Source excerpt:

•••••

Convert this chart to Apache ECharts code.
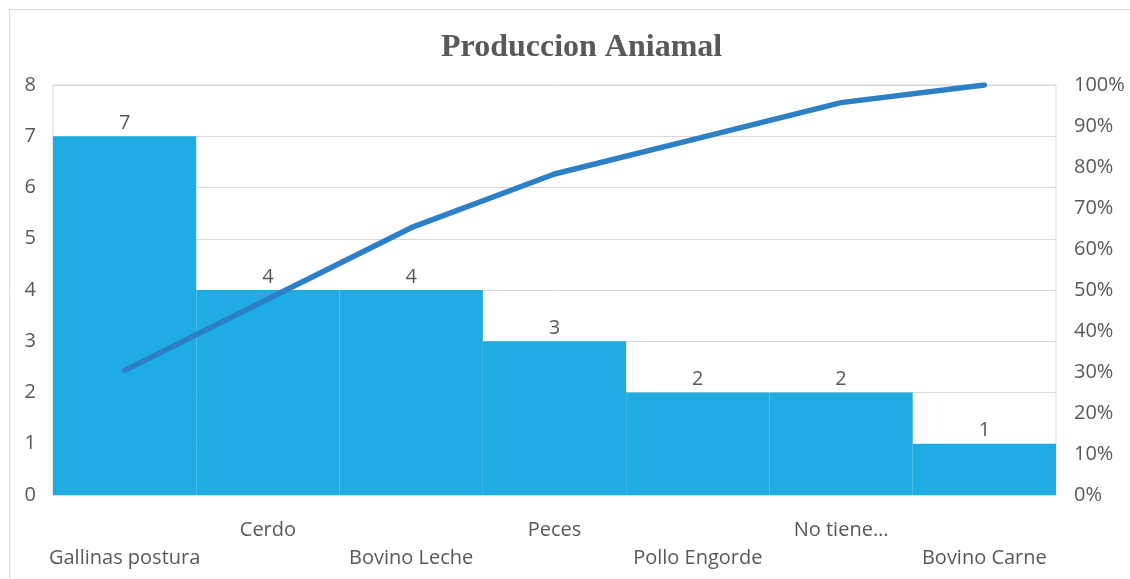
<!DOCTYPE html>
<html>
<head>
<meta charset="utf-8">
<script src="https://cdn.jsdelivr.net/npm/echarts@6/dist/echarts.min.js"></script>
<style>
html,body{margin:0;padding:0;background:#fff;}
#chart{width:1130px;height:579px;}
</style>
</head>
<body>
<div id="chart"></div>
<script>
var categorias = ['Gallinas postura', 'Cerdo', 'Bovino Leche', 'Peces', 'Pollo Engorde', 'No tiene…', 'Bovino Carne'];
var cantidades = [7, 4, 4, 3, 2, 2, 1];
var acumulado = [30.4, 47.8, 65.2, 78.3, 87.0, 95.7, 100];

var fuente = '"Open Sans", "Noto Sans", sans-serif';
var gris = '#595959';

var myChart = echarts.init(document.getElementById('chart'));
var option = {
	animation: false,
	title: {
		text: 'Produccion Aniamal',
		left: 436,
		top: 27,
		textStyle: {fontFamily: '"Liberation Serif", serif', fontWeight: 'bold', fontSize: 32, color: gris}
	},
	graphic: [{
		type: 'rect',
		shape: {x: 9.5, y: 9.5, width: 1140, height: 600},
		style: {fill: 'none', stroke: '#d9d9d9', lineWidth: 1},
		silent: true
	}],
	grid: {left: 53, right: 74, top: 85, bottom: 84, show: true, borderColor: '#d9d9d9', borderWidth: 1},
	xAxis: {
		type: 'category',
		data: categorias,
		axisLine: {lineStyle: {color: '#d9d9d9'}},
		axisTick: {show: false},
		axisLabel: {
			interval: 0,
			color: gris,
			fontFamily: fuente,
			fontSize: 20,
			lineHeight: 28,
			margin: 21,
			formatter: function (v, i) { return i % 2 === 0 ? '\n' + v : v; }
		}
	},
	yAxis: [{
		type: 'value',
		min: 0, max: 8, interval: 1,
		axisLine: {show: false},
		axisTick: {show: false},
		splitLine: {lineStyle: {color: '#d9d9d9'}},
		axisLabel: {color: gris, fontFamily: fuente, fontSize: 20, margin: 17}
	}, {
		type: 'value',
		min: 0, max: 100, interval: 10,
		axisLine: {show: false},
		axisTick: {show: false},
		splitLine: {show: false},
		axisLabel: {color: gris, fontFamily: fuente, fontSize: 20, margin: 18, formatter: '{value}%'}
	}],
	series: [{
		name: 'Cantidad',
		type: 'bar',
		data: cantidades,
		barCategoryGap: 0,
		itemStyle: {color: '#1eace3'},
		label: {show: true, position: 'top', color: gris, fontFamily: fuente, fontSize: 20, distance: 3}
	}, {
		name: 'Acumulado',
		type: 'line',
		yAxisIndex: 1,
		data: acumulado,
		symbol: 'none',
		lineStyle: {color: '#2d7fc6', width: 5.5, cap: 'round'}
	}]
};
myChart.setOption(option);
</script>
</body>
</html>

•••••

Task requirements:
Copy out each line word for word, please, skipping the images.

Result for this task:
Convert this chart to Apache ECharts code.
<!DOCTYPE html>
<html>
<head>
<meta charset="utf-8">
<script src="https://cdn.jsdelivr.net/npm/echarts@6/dist/echarts.min.js"></script>
<style>
html,body{margin:0;padding:0;background:#fff;}
#chart{width:1130px;height:579px;}
</style>
</head>
<body>
<div id="chart"></div>
<script>
var categorias = ['Gallinas postura', 'Cerdo', 'Bovino Leche', 'Peces', 'Pollo Engorde', 'No tiene…', 'Bovino Carne'];
var cantidades = [7, 4, 4, 3, 2, 2, 1];
var acumulado = [30.4, 47.8, 65.2, 78.3, 87.0, 95.7, 100];

var fuente = '"Open Sans", "Noto Sans", sans-serif';
var gris = '#595959';

var myChart = echarts.init(document.getElementById('chart'));
var option = {
	animation: false,
	title: {
		text: 'Produccion Aniamal',
		left: 436,
		top: 27,
		textStyle: {fontFamily: '"Liberation Serif", serif', fontWeight: 'bold', fontSize: 32, color: gris}
	},
	graphic: [{
		type: 'rect',
		shape: {x: 9.5, y: 9.5, width: 1140, height: 600},
		style: {fill: 'none', stroke: '#d9d9d9', lineWidth: 1},
		silent: true
	}],
	grid: {left: 53, right: 74, top: 85, bottom: 84, show: true, borderColor: '#d9d9d9', borderWidth: 1},
	xAxis: {
		type: 'category',
		data: categorias,
		axisLine: {lineStyle: {color: '#d9d9d9'}},
		axisTick: {show: false},
		axisLabel: {
			interval: 0,
			color: gris,
			fontFamily: fuente,
			fontSize: 20,
			lineHeight: 28,
			margin: 21,
			formatter: function (v, i) { return i % 2 === 0 ? '\n' + v : v; }
		}
	},
	yAxis: [{
		type: 'value',
		min: 0, max: 8, interval: 1,
		axisLine: {show: false},
		axisTick: {show: false},
		splitLine: {lineStyle: {color: '#d9d9d9'}},
		axisLabel: {color: gris, fontFamily: fuente, fontSize: 20, margin: 17}
	}, {
		type: 'value',
		min: 0, max: 100, interval: 10,
		axisLine: {show: false},
		axisTick: {show: false},
		splitLine: {show: false},
		axisLabel: {color: gris, fontFamily: fuente, fontSize: 20, margin: 18, formatter: '{value}%'}
	}],
	series: [{
		name: 'Cantidad',
		type: 'bar',
		data: cantidades,
		barCategoryGap: 0,
		itemStyle: {color: '#1eace3'},
		label: {show: true, position: 'top', color: gris, fontFamily: fuente, fontSize: 20, distance: 3}
	}, {
		name: 'Acumulado',
		type: 'line',
		yAxisIndex: 1,
		data: acumulado,
		symbol: 'none',
		lineStyle: {color: '#2d7fc6', width: 5.5, cap: 'round'}
	}]
};
myChart.setOption(option);
</script>
</body>
</html>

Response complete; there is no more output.